Rambling and climbing roses are beautiful while in bloom, but can be a nightmare to prune afterwards. Our Rambling Rector swamps all around it in spring when it puts on thousands of buds which cannot be cut back until after flowering. The stems are strong and thorns vicious, and many times I’ve ended up scratched and bleeding from it. However, the short-lived blossom is so glorious that I forgive it everything. It has even begun to grow up the nearly Mountain Ash and Sambucus Nigra ‘Black Lace’, sometimes drowning its beautiful pink blossoms, which flower at the same time.

The Philadelphus is another vigorous grower and it plans world domination each spring. Its woody branches grow to more than twelve feet and scrape the paint from the roof of the shed and the palisade. Its blossom is magnificent and the perfume wonderful, but it has quite a short season and it gets destroyed in the wind. Part of it needs to be cut to the ground each year.

We planted a small Laburnum Watereri Vossii ‘Golden Rain’ as one of our first trees, but it needs to be pruned each year to keep it from outgrowing the garden. Originally we pruned it in late November or early December when it is dormant, but the garden centre recommended waiting until February when the worst of the winter is past so that dead and damaged branches can be easier to identify. Its abundant yellow hanging flowers make it a joy in late May and early June.

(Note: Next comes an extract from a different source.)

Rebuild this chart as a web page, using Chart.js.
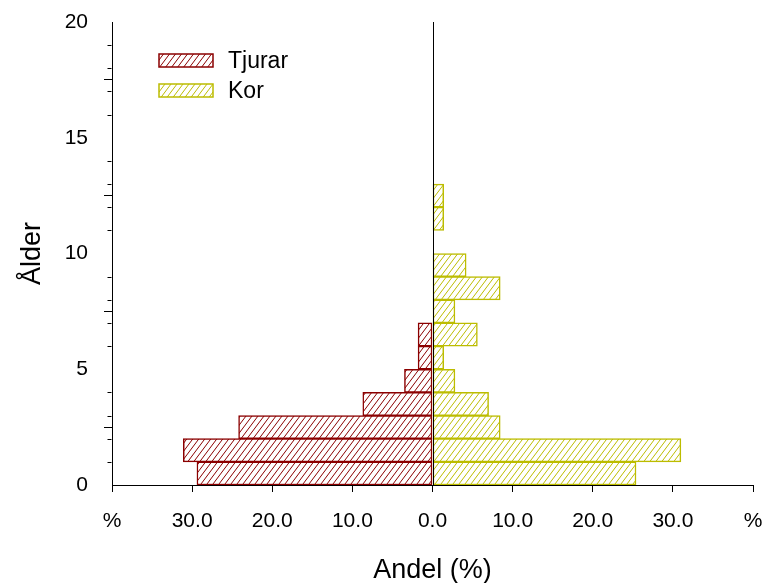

Some plants take pruning and cutting without any bother, especially those that can be used as hedges. Our fuchsias, hawthorn, pyracantha, and flowering currants are clipped regularly and are forming a mixed hedge in the front garden.


Hawthorn prunings


Unhappy Acer

I love the idea of a specimen large shrub or small tree in the front garden. We decided that the ideal candidate would be an acer, with delicate foliage from spring to autumn, magnificent autumn colour and an intricate bare shape in winter.

We bought a lovely Japanese Maple Acer palmatum ‘Orange Dream’ with beautifully decorative leaves, their red/orange tips fading to yellow then green, and intense autumn colour. It is small, growing to under five feet, good for a small front space, it is frost hardy in the ground and happy to grow in sun or semi-shade. So far so good.

We planted it confidently in our north-facing front garden. It looked well in the beginning, but it hated the spot, it got cold and shivery from the wind and its lovely red tips got wind burn. We left it for two seasons in the hope that it would acclimatize, but it was so unhappy that we felt bad every time we passed it.

In the winter of the second season we dug it up and transported it carefully to the back garden where we placed it next to the holly. Here in the holly’s strong embrace it is growing happily, sheltered from the cold winds. It is now about eight feet tall as we’ve never pruned it, it brings light to that corner and it is magnificent in the fall.

The front garden location has proved more difficult to find a suitable shrub for. We placed a small crab apple tree there, but in spite of its toughness it was not happy either, so it now resides with the other fruit trees in the back. The Witch Hazel that has been in the space for about eight years seems to be dealing with the uncongenial conditions. It is starkly bare in winter, producing delicate pale yellow flowers in January and February when the rest of the garden looks as if it will never see growth again.